Le temps dans son parallélisme cyclique est le «[…] siècle lui-même [qui,] en passant / n’aura laissé que ses entractes». Mais où se cache le temps quand «la fin du monde est un anachronisme»?

Oui, le temps, est une composante maîtresse dans la morphologie poétique de Philippe More, il se fait métronome de nos douleurs et de notre raison d’être: « […] tous les livres se referment / par l’habitude immémoriale […] / […] les lettres / écrites dans les recoins après la fin du monde / n’ont pas de destinataire».

Quelle est donc la quête du poète? N’existe-t-il pas une interrogation profonde? Ne peut-on pas la traduire en une question comme: qu’a la science du corps à offrir à l’avenir de l’humanité? quelle est donc l’importance et la valeur de cette humanité face au vide, face au tout, face à elle-même? Il y a opposition, voire même confrontation entre les réponses que la science peut apporter aux problèmes humains et les vrais problèmes qui, eux, ne sont peut-être pas du tout physiques, ni même palpables, voire visibles pour la science. Quel est donc ce vide? N’est-ce pas là la vraie question?

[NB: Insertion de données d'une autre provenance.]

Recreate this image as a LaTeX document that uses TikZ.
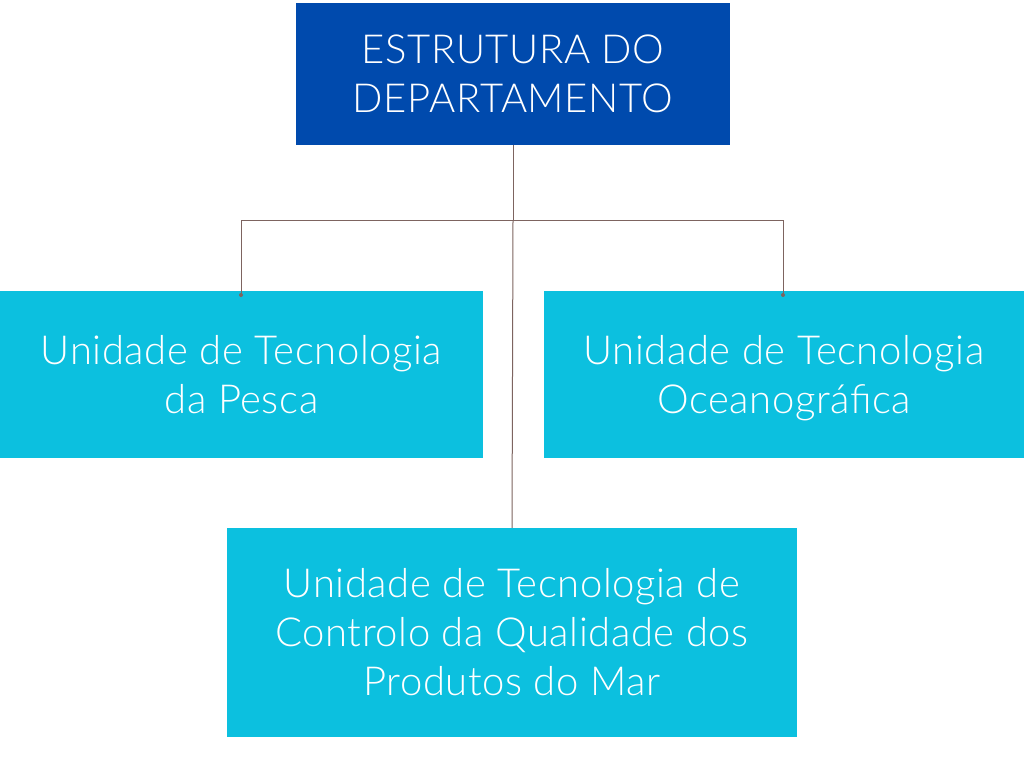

En plus des visions «cogitées», Philippe More nous peint de belles images: «tu as toujours une île d’avance / sur l’évaporation»; «quand le sang arrêté / donne à l’apesanteur un fantôme de plus»; «[…] c’est sur la langue que la brûlure de l’encre / prend d’un seul coup la place des mots»; «[…] le plus petit paysage / dont le lac est la mémoire immobile».

La présence de la religion, de la mythologie et d’un brin de métaphysique peignent les tableaux de Philippe More d’une manière sensible, très visible, quasi obsédante: «brûlure d’apôtre douleur d’extrême icône / […] / en annexe illisible des prières disloquées»; comme l’échec d’une adjuration qui venait de la source de la vie: «la mer est une excuse bruyante / pour couper court à la prière: pour perdre la voix», le cadastre de la vie est «la douloureuse sainteté» . On y retrouve le «purgatoire» dans plusieurs de ses poèmes, sans doute pour exprimer la douleur d’une question demeurée sans réponse, un purgatoire comme un vide entre deux instants, entre deux siècles abstraits, suspendus. Une réponse vient, peut-être, avec une possible réincarnation: «on s’habille comme on se quitte soi-même / comme on s’enrôle corps après corps».

D’un autre côté, celui des émotions, la musique, meuble du temps dans toute sa science, confirme sa présence sous différentes évocations, comme par exemple: le compositeur Bach; les termes musicaux concerto, sonate, adagio, baroque; le violon; et, dans sa substantifique moelle: le temps; qu’elle décore, et à quoi elle donne un sens. La musique meuble l’espace temps dans toute sa métrique.

Mais, au bout du compte, nous sommes en danger de nous perdre dans ce «Concerto pour disparaître» et dans cette «Réciproque» où le «je» se tutoie comme il le ferait pour «le moindre figurant froissé / dans les brouillons d’un siècle abstrait».